* What to do
Find every line in the records below that holds the word "this" and copy it.
* begin Input data *
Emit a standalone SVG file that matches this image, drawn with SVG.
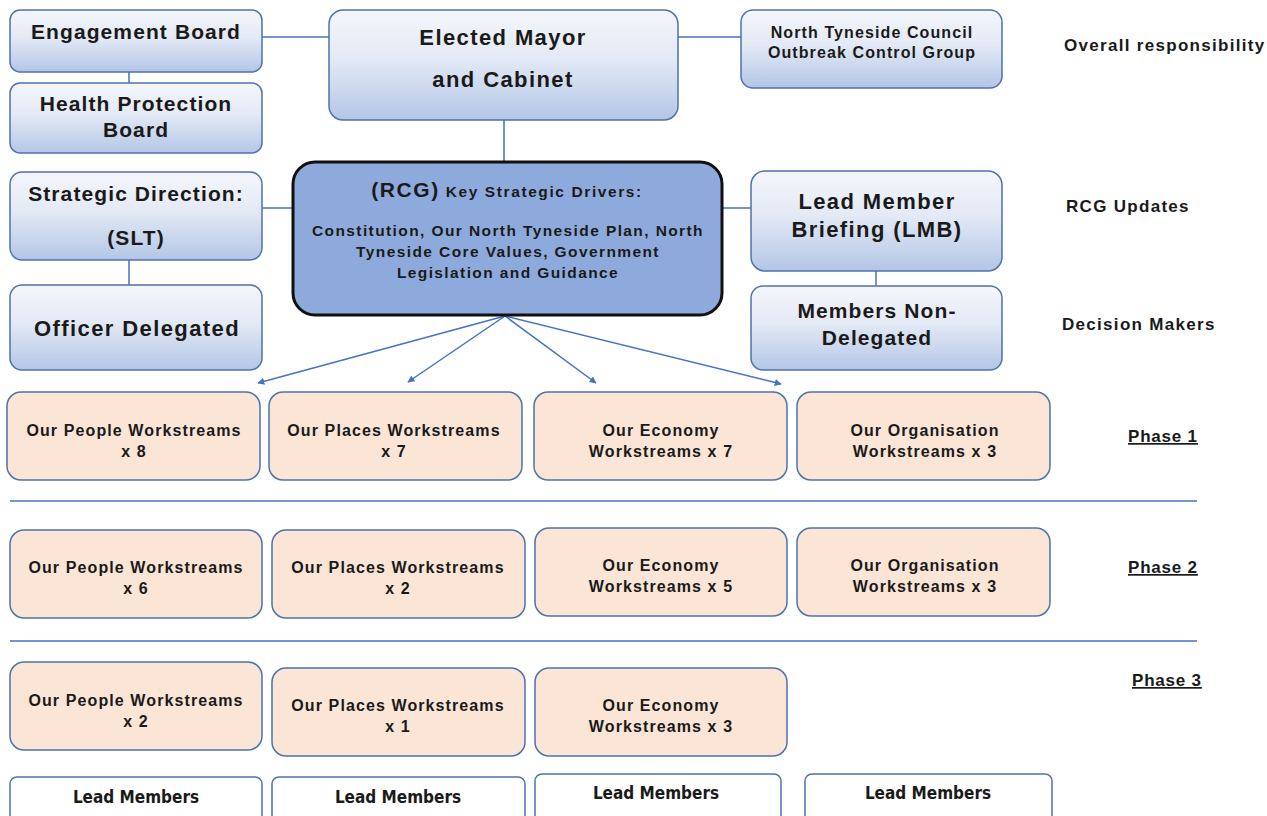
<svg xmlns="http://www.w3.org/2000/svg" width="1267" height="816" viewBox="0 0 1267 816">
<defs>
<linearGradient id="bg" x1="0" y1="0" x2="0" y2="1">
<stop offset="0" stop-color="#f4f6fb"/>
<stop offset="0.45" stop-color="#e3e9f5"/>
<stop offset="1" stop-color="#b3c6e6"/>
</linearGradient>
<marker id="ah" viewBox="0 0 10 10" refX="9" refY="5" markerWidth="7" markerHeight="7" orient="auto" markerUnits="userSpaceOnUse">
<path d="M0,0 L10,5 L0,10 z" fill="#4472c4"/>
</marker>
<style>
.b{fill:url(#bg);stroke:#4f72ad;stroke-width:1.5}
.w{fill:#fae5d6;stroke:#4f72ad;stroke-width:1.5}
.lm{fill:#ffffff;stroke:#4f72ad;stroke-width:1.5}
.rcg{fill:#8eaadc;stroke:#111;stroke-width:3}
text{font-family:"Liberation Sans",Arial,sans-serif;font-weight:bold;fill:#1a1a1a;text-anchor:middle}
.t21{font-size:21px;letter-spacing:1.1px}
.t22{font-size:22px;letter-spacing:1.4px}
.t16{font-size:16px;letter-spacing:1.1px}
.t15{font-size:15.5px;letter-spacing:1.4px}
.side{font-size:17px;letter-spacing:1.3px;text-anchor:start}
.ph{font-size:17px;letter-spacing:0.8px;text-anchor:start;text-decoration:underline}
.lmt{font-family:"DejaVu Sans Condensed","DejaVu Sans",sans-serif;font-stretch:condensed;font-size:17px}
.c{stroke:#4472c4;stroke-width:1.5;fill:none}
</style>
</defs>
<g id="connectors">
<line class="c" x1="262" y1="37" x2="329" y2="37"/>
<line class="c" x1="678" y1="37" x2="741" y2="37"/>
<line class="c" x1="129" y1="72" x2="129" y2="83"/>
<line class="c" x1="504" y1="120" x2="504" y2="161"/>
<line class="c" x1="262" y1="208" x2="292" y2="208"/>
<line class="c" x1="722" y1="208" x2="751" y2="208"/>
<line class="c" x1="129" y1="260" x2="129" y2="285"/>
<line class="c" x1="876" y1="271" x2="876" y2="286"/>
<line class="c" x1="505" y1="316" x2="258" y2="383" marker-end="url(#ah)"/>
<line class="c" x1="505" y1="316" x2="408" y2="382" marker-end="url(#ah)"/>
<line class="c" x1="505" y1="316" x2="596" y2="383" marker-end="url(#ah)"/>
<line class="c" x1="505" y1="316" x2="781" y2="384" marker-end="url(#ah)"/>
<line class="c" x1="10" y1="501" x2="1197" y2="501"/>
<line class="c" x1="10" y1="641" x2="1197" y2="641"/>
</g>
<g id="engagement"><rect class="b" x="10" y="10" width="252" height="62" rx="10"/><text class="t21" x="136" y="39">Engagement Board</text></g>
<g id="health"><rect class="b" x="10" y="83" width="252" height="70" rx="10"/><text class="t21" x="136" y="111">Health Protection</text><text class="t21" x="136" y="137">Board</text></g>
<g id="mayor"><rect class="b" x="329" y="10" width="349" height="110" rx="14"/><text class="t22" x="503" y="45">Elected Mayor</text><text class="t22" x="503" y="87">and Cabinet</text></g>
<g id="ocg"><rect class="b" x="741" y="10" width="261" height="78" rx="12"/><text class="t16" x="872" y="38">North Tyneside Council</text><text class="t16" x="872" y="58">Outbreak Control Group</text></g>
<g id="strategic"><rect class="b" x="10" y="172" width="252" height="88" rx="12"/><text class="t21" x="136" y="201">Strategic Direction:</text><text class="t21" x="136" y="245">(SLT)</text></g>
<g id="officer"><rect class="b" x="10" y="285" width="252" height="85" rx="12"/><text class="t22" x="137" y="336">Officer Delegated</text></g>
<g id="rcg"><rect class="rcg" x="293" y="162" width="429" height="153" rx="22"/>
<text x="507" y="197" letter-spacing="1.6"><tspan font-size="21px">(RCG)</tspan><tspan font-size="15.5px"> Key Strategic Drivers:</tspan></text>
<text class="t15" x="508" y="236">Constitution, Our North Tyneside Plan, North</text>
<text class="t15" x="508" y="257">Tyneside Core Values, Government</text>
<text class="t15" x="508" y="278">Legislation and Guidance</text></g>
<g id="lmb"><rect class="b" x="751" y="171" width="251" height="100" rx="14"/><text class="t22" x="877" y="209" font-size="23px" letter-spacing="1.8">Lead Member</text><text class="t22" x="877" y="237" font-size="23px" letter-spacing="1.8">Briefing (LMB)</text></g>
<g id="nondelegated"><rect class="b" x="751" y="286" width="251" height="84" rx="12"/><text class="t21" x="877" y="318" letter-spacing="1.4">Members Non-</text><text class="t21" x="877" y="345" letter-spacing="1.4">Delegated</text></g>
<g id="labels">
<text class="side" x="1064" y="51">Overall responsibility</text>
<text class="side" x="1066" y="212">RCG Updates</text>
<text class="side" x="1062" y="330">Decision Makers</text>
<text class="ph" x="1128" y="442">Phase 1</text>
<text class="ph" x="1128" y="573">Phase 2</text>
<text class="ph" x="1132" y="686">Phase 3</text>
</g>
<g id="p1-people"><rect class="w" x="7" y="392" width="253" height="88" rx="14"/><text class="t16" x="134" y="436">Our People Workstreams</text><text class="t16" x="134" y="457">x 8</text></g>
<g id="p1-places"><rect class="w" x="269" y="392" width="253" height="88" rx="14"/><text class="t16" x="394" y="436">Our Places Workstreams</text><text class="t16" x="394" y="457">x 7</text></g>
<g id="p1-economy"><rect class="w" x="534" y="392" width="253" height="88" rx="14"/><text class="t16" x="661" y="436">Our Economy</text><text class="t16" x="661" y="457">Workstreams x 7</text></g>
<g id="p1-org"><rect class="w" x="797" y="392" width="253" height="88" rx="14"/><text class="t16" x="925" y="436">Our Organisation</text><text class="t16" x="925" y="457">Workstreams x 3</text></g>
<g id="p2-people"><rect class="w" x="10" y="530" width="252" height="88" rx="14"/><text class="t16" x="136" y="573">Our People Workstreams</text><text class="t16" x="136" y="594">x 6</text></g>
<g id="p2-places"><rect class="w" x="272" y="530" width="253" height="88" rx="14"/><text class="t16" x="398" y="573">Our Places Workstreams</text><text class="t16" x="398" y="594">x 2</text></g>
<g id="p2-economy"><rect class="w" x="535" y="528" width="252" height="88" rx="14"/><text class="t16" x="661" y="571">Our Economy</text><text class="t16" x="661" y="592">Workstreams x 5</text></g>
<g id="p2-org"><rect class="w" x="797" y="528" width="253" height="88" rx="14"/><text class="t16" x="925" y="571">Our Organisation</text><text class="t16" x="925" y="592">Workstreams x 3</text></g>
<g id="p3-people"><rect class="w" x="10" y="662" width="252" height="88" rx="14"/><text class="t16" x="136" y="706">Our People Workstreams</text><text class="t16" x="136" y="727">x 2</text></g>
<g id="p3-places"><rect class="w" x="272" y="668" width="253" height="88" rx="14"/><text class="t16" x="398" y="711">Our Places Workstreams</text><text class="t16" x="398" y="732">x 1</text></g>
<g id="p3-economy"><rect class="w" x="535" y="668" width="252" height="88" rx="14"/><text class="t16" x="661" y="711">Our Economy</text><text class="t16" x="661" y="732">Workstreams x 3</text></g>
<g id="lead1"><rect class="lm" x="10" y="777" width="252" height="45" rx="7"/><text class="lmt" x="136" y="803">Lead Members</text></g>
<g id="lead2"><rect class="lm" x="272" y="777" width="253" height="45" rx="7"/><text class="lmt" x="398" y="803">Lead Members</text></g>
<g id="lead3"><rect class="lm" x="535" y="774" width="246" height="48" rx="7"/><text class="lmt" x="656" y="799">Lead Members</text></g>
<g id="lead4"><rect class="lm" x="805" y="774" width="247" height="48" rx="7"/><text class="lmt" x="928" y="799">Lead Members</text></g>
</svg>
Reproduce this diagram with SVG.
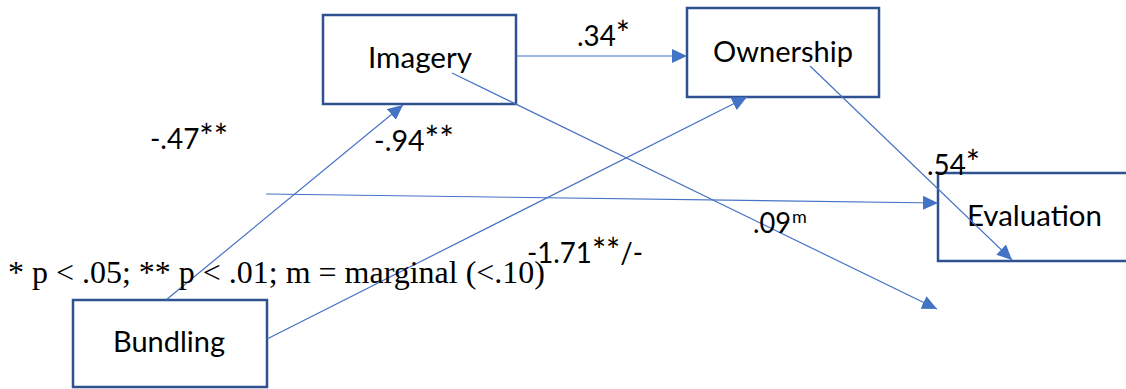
* end Input data *
* Task output
Emit a standalone SVG file that matches this image, drawn with SVG.
Reproduce this diagram with SVG.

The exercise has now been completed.